Like the G13 Gaming Keypad, the G19 features adjustable colored backlighting. Within the control panel, you can select a color for each profile and you're not limited in what color you want. There are some preset colors you can choose from but you can also open up the color panel and select from a wide range. One neat little feature is that if you have a G13 as well, you can synchronize the color between both products so changing one will also change the other as well. You can turn this off of course and have different colors for each individual component but it's also easy to have both products emit the same color by using one color picker. For the G19, not all keys will change color as the ones above the main keyboard will stay amber except for the backlight toggle button. You can't change the brightness of the lighting but I found them to be at a good brightness and not too distracting. If a color is too bright, just change it to be a little darker. There is a switch to completely turn the backlighting off but this also turns off the LCD. I would've liked to have the ability to turn off the backlighting but keep the LCD on but perhaps a software upgrade will let you do that.

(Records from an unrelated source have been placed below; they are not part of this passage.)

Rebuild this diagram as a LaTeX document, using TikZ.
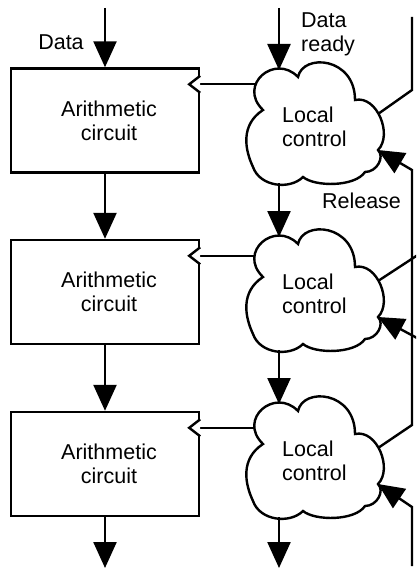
\documentclass[tikz,border=0pt]{standalone}
\usepackage{fontspec}
\setmainfont{Liberation Sans}
\usetikzlibrary{arrows.meta,calc}
\tikzset{
  wire/.style={line width=2.4pt},
  arr/.style={line width=2.4pt, -{Triangle[length=26pt,width=23pt]}},
  box/.style={draw, line width=2.4pt, minimum width=188pt, minimum height=104pt, inner sep=0pt},
  lbl/.style={font=\fontsize{21.5}{24}\selectfont, inner sep=0pt},
  clk/.style={line width=2.4pt, fill=white},
}
\newcommand\mycloud[3]{%
  \begin{scope}[shift={(#2,#3)}]
    \draw[wire, fill=white] (-52,-15) .. controls (-78,-40) and (-40,-72) .. (-17,-48)
      .. controls (-12,-72) and (40,-68) .. (40,-25)
      .. controls (62,-30) and (78,10) .. (63,25)
      .. controls (70,32) and (62,47) .. (50,47)
      .. controls (40,62) and (0,62) .. (-12,52)
      .. controls (-25,65) and (-55,62) .. (-62,42)
      .. controls (-70,25) and (-75,0) .. cycle;
    \coordinate (#1-top) at (-36,-55);
    \coordinate (#1-bot) at (-36,58);
    \coordinate (#1-left) at (-60,-35);
    \coordinate (#1-out) at (63,-11);
    \coordinate (#1-in) at (63,25);
    \node[lbl, align=left, anchor=base west] (#1-t) at (-33,21.5) {Local\\control};
  \end{scope}}
\begin{document}
\begin{tikzpicture}[x=1pt, y=-1pt]
  \useasboundingbox (0,0) rectangle (416,572);
  \clip (0,0) rectangle (416,572);

  % boxes
  \node[box] (b1) at (105,120.5) {};
  \node[box] (b2) at (105,292) {};
  \node[box] (b3) at (105,464) {};
  \node[lbl, align=center] (b1t) at (109,120.5) {Arithmetic\\circuit};
  \node[lbl, align=center] (b2t) at (109,292) {Arithmetic\\circuit};
  \node[lbl, align=center] (b3t) at (109,464) {Arithmetic\\circuit};

  % clouds
  \mycloud{c1}{315}{125}
  \mycloud{c2}{315}{292}
  \mycloud{c3}{315}{459}

  % clock connections box <- cloud
  \foreach \b/\c in {b1/c1,b2/c2,b3/c3}{
    \coordinate (\b-clk) at ($(\b.north east)+(0,17)$);
    \draw[wire] (\b-clk -| \c-left) -- (\b-clk);
    \draw[clk] ($(\b-clk)+(0,-8.5)$) -- ($(\b-clk)+(-11,0)$) -- ($(\b-clk)+(0,8.5)$);
  }

  % data path arrows
  \coordinate (d-top) at (105,8);
  \coordinate (d-end) at (105,568);
  \draw[arr] (d-top) -- (b1.north);
  \draw[arr] (b1.south) -- (b2.north);
  \draw[arr] (b2.south) -- (b3.north);
  \draw[arr] (b3.south) -- (d-end);

  % control path arrows
  \coordinate (r-top) at (279,8);
  \coordinate (r-end) at (279,568);
  \draw[arr] (r-top) -- (c1-top);
  \draw[arr] (c1-bot) -- (c2-top);
  \draw[arr] (c2-bot) -- (c3-top);
  \draw[arr] (c3-bot) -- (r-end);

  % right-hand handshake wires
  \coordinate (k1) at (412,90);
  \coordinate (k1t) at (412,17);
  \draw[wire] (c1-out) -- (k1) -- (k1t);

  \coordinate (k3) at (412,425);
  \coordinate (kr) at (412,170);
  \draw[arr] (c3-out) -- (k3) -- (kr) -- (c1-in);

  \coordinate (k2o) at (430,247);
  \coordinate (k2i) at (430,345);
  \draw[wire] (c2-out) -- (k2o);
  \draw[arr] (k2i) -- (c2-in);

  \coordinate (k4) at (412,507);
  \coordinate (k4b) at (412,566);
  \draw[arr] (k4b) -- (k4) -- (c3-in);

  % labels
  \node[lbl, anchor=base] (dl) at (61,50) {Data};
  \node[lbl, align=left, anchor=base west] (drl) at (301,52) {Data\\ready};
  \node[lbl, anchor=base] (rl) at (361.5,208) {Release};
\end{tikzpicture}
\end{document}
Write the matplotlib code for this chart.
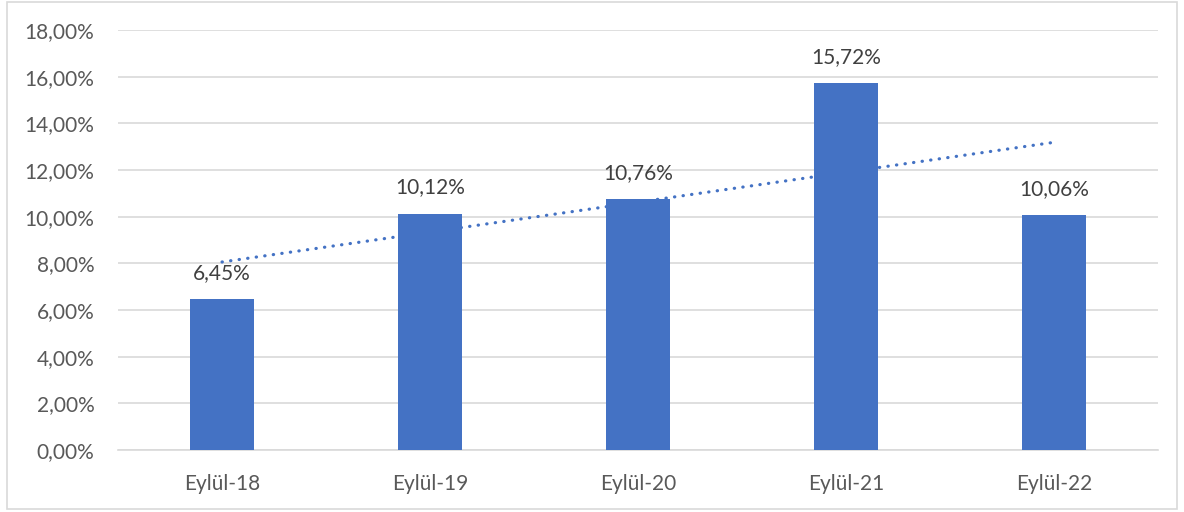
import numpy as np
import matplotlib.pyplot as plt
from matplotlib.patches import Rectangle

categories = ['Eylül-18', 'Eylül-19', 'Eylül-20', 'Eylül-21', 'Eylül-22']
values = [6.45, 10.12, 10.76, 15.72, 10.06]
labels = ['6,45%', '10,12%', '10,76%', '15,72%', '10,06%']

plt.rcParams['font.family'] = ['Lato', 'DejaVu Sans']

fig = plt.figure(figsize=(11.84, 5.12), dpi=100)
ax = fig.add_axes([0.0997, 0.1211, 0.8783, 0.8203])

x = np.arange(len(categories))
# linear trendline, drawn under the bars
k, b = np.polyfit(x, values, 1)
ax.plot(x, k * x + b, color='#4472C4', linestyle=(0, (0.1, 2.6)), linewidth=2.3,
        dash_capstyle='round', zorder=2)
ax.bar(x, values, width=0.31, color='#4472C4', zorder=3)

for xi, v, t in zip(x, values, labels):
    ax.text(xi, v + 0.7, t, ha='center', va='bottom', fontsize=15, color='#404040', zorder=4)

ax.set_xlim(-0.5, len(categories) - 0.5)
ax.set_ylim(0, 18)
ax.set_yticks(np.arange(0, 19, 2))
ax.set_yticklabels(['%d,00%%' % t for t in range(0, 19, 2)])
ax.set_xticks(x)
ax.set_xticklabels(categories)
ax.tick_params(axis='both', length=0, labelsize=15, colors='#595959')
ax.tick_params(axis='y', pad=17)
ax.tick_params(axis='x', pad=17)
ax.grid(axis='y', color='#D9D9D9', linewidth=1.2, zorder=0)
ax.set_axisbelow(True)
for s in ['top', 'right', 'left']:
    ax.spines[s].set_visible(False)
ax.spines['bottom'].set_color('#D9D9D9')
ax.spines['bottom'].set_linewidth(1.2)

fig.patches.append(Rectangle((0.006, 0.006), 0.988, 0.99, transform=fig.transFigure,
                             fill=False, edgecolor='#D9D9D9', linewidth=1.2))

fig.savefig('out.png', dpi=100)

On the upper right portion of the keyboard are the media centric keys. From there you can control your media applications giving you easy access to fast forward, rewind, stop, pause, and play. Below the media keys is the volume control. Just spin it up or down to adjust the volume. The volume knob continually spins allowing you to adjust the volume in any direction no matter how loud or soft the system sound already is. To the left of the volume knob is the mute button which is big making it easy to hit when you are in the heat of action and need to quickly turn the sound off.
Included with the package is an extended wrist rest that snaps into place on the bottom of the keyboard. There's a cutout for the Logitech logo to show through and adding the wrist rest extends the keyboard a little making it more comfortable to type on. Underneath the keyboard are some channels that will help clean up cables as you can weave them in the grooves to help organize the cables a little. There are also two small feet that can extend to help tilt the keyboard up a little. Even with the feet out, the keyboard is still low profile, which is something that some might like or some might not. I found with the feet extended, the tilt of the keyboard was about at the minimum angle where I felt comfortable typing.
The thing that will stand out the most on G19 is the 320x240 color LCD that sits on a rotating bar. You can tilt the screen on various angles. Up close, the screen is pretty sharp as the pictures really don't do it justice. Like the G15, the G19's LCD acts as an information display but with the inclusion of higher resolution and color it does a little bit more. The top of the screen is protected by a nice thick piece of clear plastic. Unlike monitors where pushing on the LCD produces distortion, you won't be able to press down on the LCD screen on the G19. Because it's in full color now, all the applets that you are used to on the G15 or G13 that came standard have been updated to be a lot more visually stylish taking advantage of the nice LCD screen. For example, the resource monitor has a nice gauge showing you what percentage that each core is currently at and a color progress bar for the ram being used. The increase in resolution from the G15 LCD makes applets more Vista or OS X like being more visually appealing.
Now, the LCD screen may be small but Logitech has included a nice YouTube applet that will let you play videos on the LCD screen with the sound coming from your speaker or headset. Motion looked smooth and the picture quality is pretty amazing for such a small screen. I didn't see any ghosting or weird images whatsoever in my viewing of various videos. What's really cool is that you can open up the video in a browser with just a few button pushes in case you wanted to see it on your monitor instead. There's also a way to open YouTube URLs on the LCD as well. Now, you probably won't spend a large amount of time watching YouTube videos on the little screen but it's a neat demonstration of the capabilities of the LCD screen.
Because the LCD screen can now have more complicated applets, there's now a directional pad with an OK button in the middle to the left of it to let you control some of the actions on the screen. For example, I can cycle through the various YouTube sections and videos using the D-Pad. For going through RSS feeds, I can use the D-Pad to go back and forth between stories and hit the OK button to bring the news item up on my screen in a browser. Having that D-Pad will give developers an opportunity to create some pretty unique and more interactive applets seeing as there's now a nice control for the display. It's a great addition and maybe one that will make the LCD screen more effective as applets take advantage of it.